ADJUTANT AND INSPECTOR GENERAL'S OFFICE,
November 21, 1864.
Respectfully submitted to the Secretary of War.
H. L. CLAY,
Re-enforcements cannot under more pressing exigencies elsewhere be spared for the doubtful contingency of an unreported attack.
J. A. S.
IN FRONT OF BULL'S GAP, November 11, 1864.
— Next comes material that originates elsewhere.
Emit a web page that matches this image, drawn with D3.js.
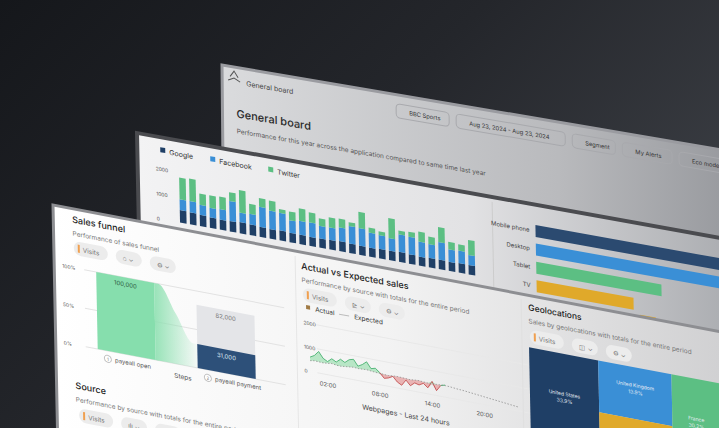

I have just received your note of 5. 30 p. m. this day. I wish you could have crossed the whole command as well as part of it. It is very important for you to move toward rear of gap vigorously on enemy at once. We drove them into the gap this evening late. They are there now, but may leave to-night. If they do not I will fight them at daylight with the force I now have. You thus see the great importance of your movement. Communicate often with me and let me know if you hear from Colonel Palmer.
JOHN C. BRECKINRIDGE.
Near Florence, November 11, 1864-5 p. m.
Via Blue Mountain:
Your telegram of the 9th is not intelligible. Do you mean that the two corps that have been reported moving to Marietta are now moving through Bridgeport?
J. B. HOOD,
Near Florence, November 11, 1864-6 p. m.
Major General HOWELL COBB,
Should Sherman advance on the Augusta, Macon, or WEST Point railroad it is very important that the road should be taken up in his front, or if time should not permit this it should be destroyed. If you have information of a probability of his advancing on any of these roads have the iron taken up immediately.